It’s up to Daredevil to save two targets, an informant named Randall and a kid named Austin, caught in the cross-hairs of Midas Financial, A.I.M., Hydra, Byzantine, The Black Sceptre and The Secret Society, who have sent a super powerful Luchador aptly dubbed Bruiser after them. Things look bleak however, after Bruiser sends Daredevil overboard a small boat and returns with Randall as a prisoner.
Daredevil keenly uses his super senses to save himself and infiltrates the base, taking on the seemingly unmovable Bruiser in front of representatives of each of the criminal gangs. Things look bad as Daredevil can’t budge his opponent, while Bruiser flings DD around like a rag doll! Once more, Daredevil must call upon his abilities, this time his radar sense, to figure out how Bruiser’s powers work and how to beat him. He recovers what all of the criminals were after, but seems outnumbered. He must use his wits to save him this time, not his super powers. The villains aren’t happy about it, but they are forced to allow Daredevil and his two charges to leave unharmed… for the time being.
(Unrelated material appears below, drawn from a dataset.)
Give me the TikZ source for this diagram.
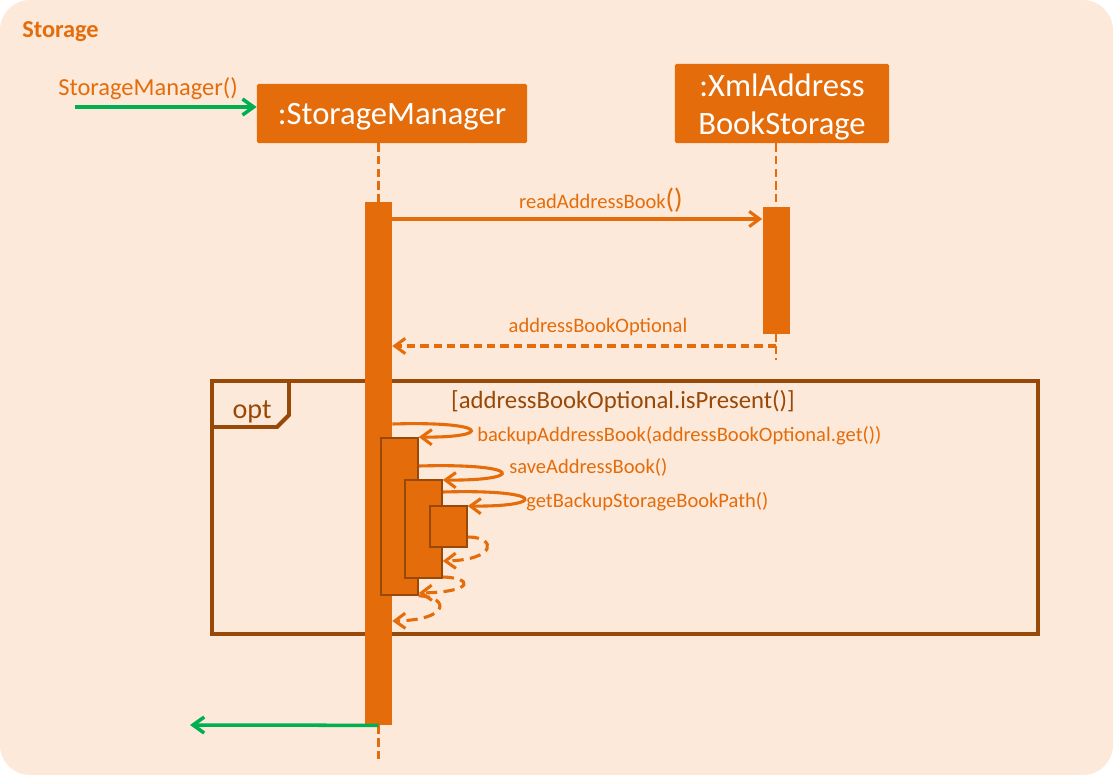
\documentclass[tikz,border=0pt]{standalone}
\usepackage{fontspec}
\setmainfont{Carlito}
\usepackage{xcolor}
\usetikzlibrary{arrows.meta,positioning,calc}

\definecolor{accent}{HTML}{E46C0A}
\definecolor{frame}{HTML}{984807}
\definecolor{paper}{HTML}{FDE9DA}
\definecolor{callgreen}{HTML}{00B050}

\begin{document}
\begin{tikzpicture}[
    x=0.025cm, y=-0.025cm,
    lifebox/.style={rectangle, fill=accent, text=white, rounded corners=1pt, align=center, inner sep=0pt, font=\fontsize{23.2}{27}\selectfont},
    actbar/.style={rectangle, fill=accent, inner sep=0pt, minimum width=0.675cm},
    subbar/.style={rectangle, fill=accent, draw=frame, line width=1.1pt, inner sep=0pt, minimum width=0.925cm},
    lifeline/.style={draw=accent, line width=2pt, dash pattern=on 6pt off 3pt},
    msg/.style={draw=accent, line width=2.2pt, -{Straight Barb[length=2.6mm,width=3.8mm]}},
    ret/.style={msg, dash pattern=on 6pt off 3.5pt},
    selfret/.style={msg, dash pattern=on 8pt off 4.5pt},
    call/.style={draw=callgreen, line width=2.5pt, -{Straight Barb[length=2.8mm,width=4mm]}},
    msglabel/.style={text=accent, inner sep=0pt, font=\fontsize{14.6}{17}\selectfont},
    guard/.style={text=frame, inner sep=0pt, font=\fontsize{17.6}{20}\selectfont}
]

% Background
\fill[paper, rounded corners=0.75cm] (0,0) rectangle (1113,775);
\node[anchor=west, text=accent, inner sep=0pt, font=\fontsize{17.3}{20}\selectfont\bfseries] (title) at (22,32) {Storage};

% opt frame
\draw[frame, line width=2.8pt] (212,381) rectangle (1038,634);
\draw[frame, line width=2.8pt] (212,427) -- (277,427) -- (289,415) -- (289,381);
\node[text=frame, inner sep=0pt, font=\fontsize{20}{22}\selectfont] (opt) at (252,412) {opt};
\node[guard] (cond) at (623,401) {[addressBookOptional.isPresent()]};

% Participants
\node[lifebox, minimum width=6.75cm, minimum height=1.475cm] (sm) at (392,113.5) {\raisebox{-2.3pt}[\height][\depth]{:StorageManager}};
\node[lifebox, minimum width=5.35cm, minimum height=1.975cm] (xml) at (782,103.5) {\raisebox{-2.2pt}[\height][\depth]{:XmlAddress}\\\raisebox{-2.2pt}[\height][\depth]{BookStorage}};

% Lifelines
\coordinate (smline) at (378.5,762);
\coordinate (xmlline) at (776,360);
\draw[lifeline] (sm.south -| smline) -- (smline);
\draw[lifeline] (xml.south -| xmlline) -- (xmlline);

% Activations
\node[actbar, minimum height=13.075cm] (smbar) at (378.5,463.5) {};
\node[actbar, minimum height=3.175cm] (xmlbar) at (776,270.5) {};
\node[subbar, minimum height=3.925cm] (backupbar) at (399.5,516.5) {};
\node[subbar, minimum height=2.45cm] (savebar) at (423.5,529) {};
\node[subbar, minimum height=1.025cm] (pathbar) at (448.5,526.5) {};

% Incoming and outgoing calls
\coordinate (start) at (75,107);
\coordinate (finish) at (190,725);
\node[msglabel, font=\fontsize{17.4}{20}\selectfont] (ctor) at (148,89) {StorageManager()};
\draw[call] (start) -- (start -| sm.west);
\draw[call] (smbar.south) -- (finish);

% Messages
\draw[msg] (smbar.east |- 0,219) -- (xmlbar.west |- 0,219);
\node[msglabel] (read) at (601,200) {readAddressBook\fontsize{20}{20}\selectfont()};
\draw[ret] (xmlline |- 0,346) -- (smbar.east |- 0,346);
\node[msglabel] (optional) at (598,327) {addressBookOptional};

% Self calls
\draw[msg] (smbar.east |- 0,424) .. controls (492,421) and (492,438) .. (backupbar.east |- 0,437);
\node[msglabel, anchor=west] (backup) at (477,436) {backupAddressBook(addressBookOptional.get())};
\draw[msg] (backupbar.east |- 0,466) .. controls (525,463) and (525,481) .. (savebar.east |- 0,480);
\node[msglabel, anchor=west] (save) at (509,467) {saveAddressBook()};
\draw[msg] (savebar.east |- 0,492) .. controls (547,489) and (547,507) .. (pathbar.east |- 0,506);
\node[msglabel, anchor=west] (path) at (526,502) {getBackupStorageBookPath()};

% Returns
\draw[selfret] (pathbar.east |- 0,537) .. controls (497,537) and (497,560) .. (savebar.east |- 0,561);
\draw[selfret] (savebar.east |- 0,577) .. controls (474,578) and (474,592) .. (backupbar.east |- 0,593);
\draw[selfret] (backupbar.south east) .. controls (450,597) and (450,620) .. (smbar.east |- 0,621);

\end{tikzpicture}
\end{document}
I’ve never been a huge fan of Daredevil, as most of the time his book has been very urban and gritty, and I typically like more traditional super hero high adventure comics. But a good comic is a good comic and this was a good comic!
The dialogue is natural, sharp and crisp. There’s a funny exchange between two henchmen at the beginning about Bruiser, mentioning his ultimate goal and the fact that he has a webpage. Bruiser himself is hilarious, with his costume adorned with logos of the various criminal organizations, like a super villain NASCAR driver! It’s an extremely clever idea! The villains’ goal is nicely “comic book-y” and ties into the greater Marvel Universe. Just good writing, all in all!
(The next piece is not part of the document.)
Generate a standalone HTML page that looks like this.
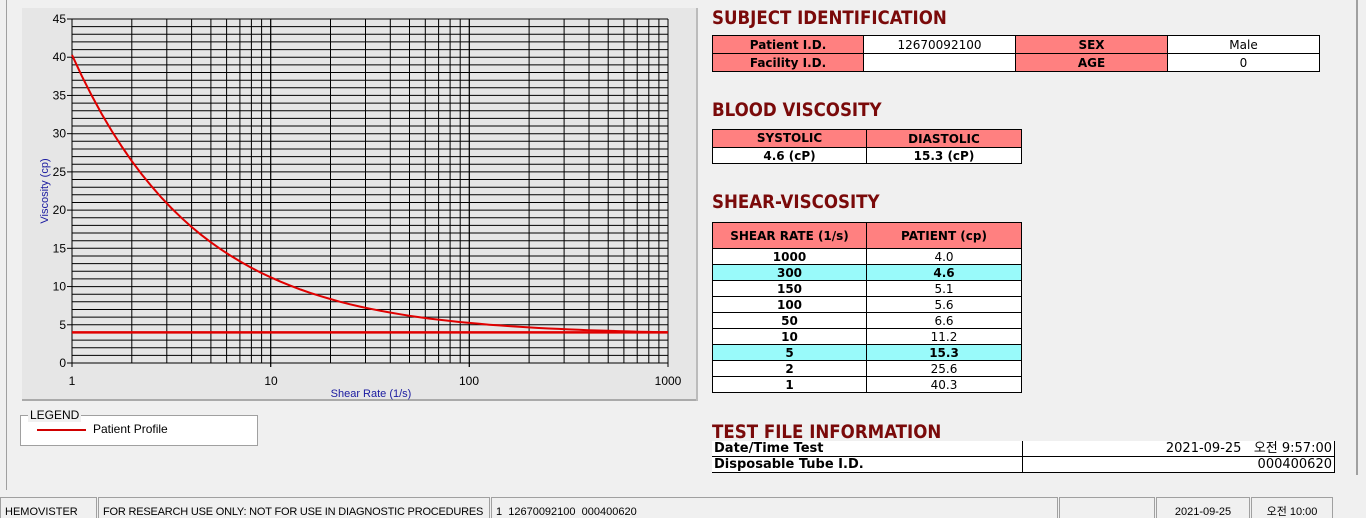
<!DOCTYPE html>
<html><head><meta charset="utf-8"><style>
body{margin:0;width:1366px;height:518px;background:#f0f0f0;position:relative;overflow:hidden;font-family:"Liberation Sans","Noto Sans CJK KR",sans-serif;}
.a{position:absolute;}
.h{position:absolute;left:712px;font:bold 18.5px "DejaVu Sans Condensed","Liberation Sans",sans-serif;color:#7a0a0a;}
table{position:absolute;border-collapse:collapse;font:12px "DejaVu Sans","Liberation Sans",sans-serif;}
td{border:1px solid #000;padding:0;text-align:center;height:15px;line-height:14px}
.p{background:#ff8080;font-weight:bold;}
.w{background:#fff}
.c{background:#99fafa;font-weight:bold}
.b{font-weight:bold}
.sb{position:absolute;top:497px;height:21px;border:1px solid #a0a0a0;border-bottom:none;font-size:11px;line-height:28px;padding-left:4px;box-sizing:border-box;color:#000;overflow:hidden;white-space:nowrap}
</style></head><body>
<div class="a" style="left:6px;top:0;width:1px;height:490px;background:#a0a0a0"></div>
<div class="a" style="left:1356px;top:0;width:2px;height:475px;background:#a0a0a0"></div>
<svg class="a" style="left:0;top:0" width="700" height="405">
<rect x="22" y="8" width="676" height="393" fill="#e6e6e6"/>
<line x1="22" y1="400" x2="698" y2="400" stroke="#aaa" stroke-width="2"/>
<line x1="697" y1="8" x2="697" y2="401" stroke="#bbb" stroke-width="2"/>
<g id="g" stroke="#000" stroke-width="1"></g>
<g font-family="Liberation Sans" font-size="12" fill="#000" text-anchor="end" id="yl"></g>
<g font-family="Liberation Sans" font-size="12" fill="#000" text-anchor="middle">
<text x="72" y="385">1</text><text x="271" y="385">10</text><text x="469" y="385">100</text><text x="668" y="385">1000</text></g>
<text x="371" y="397" font-family="Liberation Sans" font-size="11" fill="#1a1aa0" text-anchor="middle">Shear Rate (1/s)</text>
<text transform="translate(48,191) rotate(-90)" font-family="Liberation Sans" font-size="11" fill="#1a1aa0" text-anchor="middle">Viscosity (cp)</text>
<line x1="72" y1="332.4" x2="668" y2="332.4" stroke="#e00000" stroke-width="2.5"/>
<path id="cv" fill="none" stroke="#e00000" stroke-width="2"/>
</svg>
<script>
var g=document.getElementById('g'),s='';
for(var i=0;i<=45;i++){var y=363-i*344/45;s+='<line x1="72" x2="668" y1="'+y.toFixed(1)+'" y2="'+y.toFixed(1)+'"/>';}
for(var d=0;d<3;d++)for(var k=1;k<=10;k++){var x=72+(d+Math.log10(k))*198.67;s+='<line y1="19" y2="'+(k==1||k==10?367:363)+'" x1="'+x.toFixed(1)+'" x2="'+x.toFixed(1)+'"/>';}
s+='<line x1="68" x2="72" y1="363" y2="363"/>';
g.innerHTML=s;
var yl='';for(var v=0;v<=45;v+=5){var y=363-v*344/45;yl+='<text x="66" y="'+(y+4).toFixed(1)+'">'+v+'</text><line x1="67" x2="72" y1="'+y+'" y2="'+y+'" stroke="#000"/>';}
document.getElementById('yl').innerHTML=yl;
var pts=[];for(var t=0;t<=3.0001;t+=0.05){var r=Math.pow(10,t);var v=3.7+36.6*Math.pow(r,-0.688); pts.push([72+t*198.67,363-v*344/45]);}
document.getElementById('cv').setAttribute('d','M'+pts.map(function(p){return p[0].toFixed(1)+','+p[1].toFixed(1)}).join(' L'));
</script>
<div class="a" style="left:20px;top:415px;width:236px;height:29px;background:#fff;border:1px solid #a0a0a0"></div>
<div class="a" style="left:28px;top:408px;background:#f0f0f0;font-size:12px;padding:0 2px">LEGEND</div>
<div class="a" style="left:37px;top:429px;width:49px;height:2px;background:#d00000"></div>
<div class="a" style="left:93px;top:422px;font-size:12px">Patient Profile</div>

<div class="h" style="top:8px">SUBJECT IDENTIFICATION</div>
<table style="left:712px;top:35px;width:608px">
<tr><td class="p" style="width:150px;height:17px">Patient I.D.</td><td class="w" style="width:151px">12670092100</td><td class="p" style="width:151px">SEX</td><td class="w">Male</td></tr>
<tr><td class="p" style="height:17px">Facility I.D.</td><td class="w"></td><td class="p">AGE</td><td class="w">0</td></tr></table>
<div class="h" style="top:100px">BLOOD VISCOSITY</div>
<table style="left:712px;top:129px;width:310px">
<tr><td class="p" style="width:153px;line-height:17px">SYSTOLIC</td><td class="p">DIASTOLIC</td></tr>
<tr><td class="w b">4.6 (cP)</td><td class="w b">15.3 (cP)</td></tr></table>
<div class="h" style="top:192px">SHEAR-VISCOSITY</div>
<table style="left:712px;top:222px;width:310px">
<tr><td class="p" style="width:153px;height:25px">SHEAR RATE (1/s)</td><td class="p">PATIENT (cp)</td></tr>
<tr><td class="w b">1000</td><td class="w">4.0</td></tr>
<tr><td class="c">300</td><td class="c">4.6</td></tr>
<tr><td class="w b">150</td><td class="w">5.1</td></tr>
<tr><td class="w b">100</td><td class="w">5.6</td></tr>
<tr><td class="w b">50</td><td class="w">6.6</td></tr>
<tr><td class="w b">10</td><td class="w">11.2</td></tr>
<tr><td class="c">5</td><td class="c">15.3</td></tr>
<tr><td class="w b">2</td><td class="w">25.6</td></tr>
<tr><td class="w b">1</td><td class="w">40.3</td></tr></table>
<div class="h" style="top:422px">TEST FILE INFORMATION</div>
<table style="left:712px;top:441px;width:623px;font-size:13px">
<tr><td class="w b" style="width:308px;text-align:left;padding-left:2px;border-left:none;border-top:none">Date/Time Test</td><td class="w" style="text-align:right;padding-right:2px;border-top:none">2021-09-25&nbsp;&nbsp; 오전 9:57:00</td></tr>
<tr><td class="w b" style="text-align:left;padding-left:2px;border-left:none">Disposable Tube I.D.</td><td class="w" style="text-align:right;padding-right:2px">000400620</td></tr></table>

<div class="sb" style="left:0;width:97px">HEMOVISTER</div>
<div class="sb" style="left:98px;width:392px;letter-spacing:-0.2px">FOR RESEARCH USE ONLY: NOT FOR USE IN DIAGNOSTIC PROCEDURES</div>
<div class="sb" style="left:491px;width:567px">1&nbsp; 12670092100&nbsp; 000400620</div>
<div class="sb" style="left:1059px;width:96px"></div>
<div class="sb" style="left:1156px;width:94px;text-align:center;padding:0">2021-09-25</div>
<div class="sb" style="left:1251px;width:82px;text-align:center;padding:0">오전 10:00</div>
</body></html>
Those that prefer the darker, more tragic Daredevil may not like this, however. I’m not saying this book is “light” or anything, but it’s not grimy or gritty, like those starring similar “street” heroes. He’s not fighting aliens or anything like that, but the use of classic villains like Hydra and A.I.M. and even a nod to the Fantastic Four firmly establish him in the Marvel Universe proper, home of Galactus and Skrulls and even Squirrel Girl! That isn’t a bad thing, nor is it something that should be ignored. Mark Waid proves here that you can do an urban street-level crime fighter without pretending he doesn’t inhabit the same world as Thor and the Silver Surfer.
I loved the art by Marcos Martin with colors by Muntsa Vicente! It had a nice, retro, minimalist style! It was like a strange hybrid between Tim Sale and Darwyn Cooke, if that makes any sense! It was nicely paced, had great storytelling and was even humorous in a couple of scenes that called for it. Sadly, this is this art team’s final issue on the book, so we’ll just have to wait and see how the subsequent team ranks in comparison.
This was the final chapter in a storyline, so you might want to pick up the prior issues to get the full impact, but all in all, this was good stuff!